A method, in accordance with the invention, for reconstructing an available ship having an existing hull and keel arrangement, to improve major navigability qualities by enhancing buoyancy and ensuring appropriate weight-carrying capacity without compromising safety, will include: (a) obtaining a ship with a floatable hull having boards with two exterior sides above the water, a bottom having two semi-bottoms with exterior sides below the water, and a keel extending downwardly from the intersection of the semi-bottom; (b) adapting the semi-bottoms such that the exterior sides thereof are positioned at an angle of 120 degrees relative to one another; (c) adapting the hull such that the exterior sides of the boards lie in the same plane as the exterior sides of the semi-bottoms; and (d) adapting one of the semi-bottoms and the height of the keel such that the height of the keel is comparable to less than the breadth of the semi-bottoms. One preferred method of reconstructing an available ship according to the invention will additionally comprise varying the breadth of the semi-bottoms and the height of the keel under a commensurable ratio.

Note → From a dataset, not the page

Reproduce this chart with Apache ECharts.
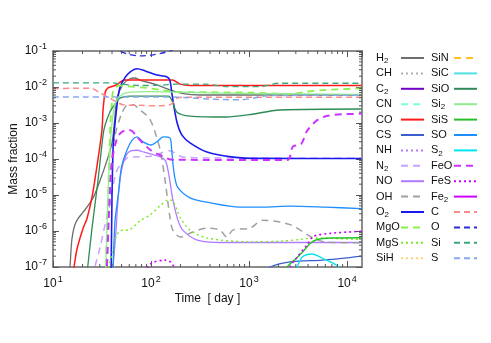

In summary, according to the invention, maximum stability of a ship 1 is reached when the angles between the keel 6 and semi-bottoms 5 are equal to 120 degrees, the ratio of the keel 6 height “h” and the semi-bottom 5 breadth “b” is comparable and preserved in accordance with the relationship h≦b, and the exterior sides 4 of the boards 3 extend in the same outer plane as the semi-bottoms 5. This enables the waterline to safely rise up the hull 2 of the ship 1 under increasing load, automatically adding to the breadth of the semi-bottoms 5 to approaching the top of what was the exterior sides 4 of the boards 3 prior to such increasing load. Thus, the invention enlarges the weight-carrying capacity of the ship 1 under conditions of preserved stability.

While there is shown and described herein certain specific structure embodying the present invention, those skilled in the art will appreciate that alternate structure may be devised in accordance with the invention without departing from the spirit and scope of the underlying inventive concept as described herein and shown in the drawings, as indicated by the scope of appended claims.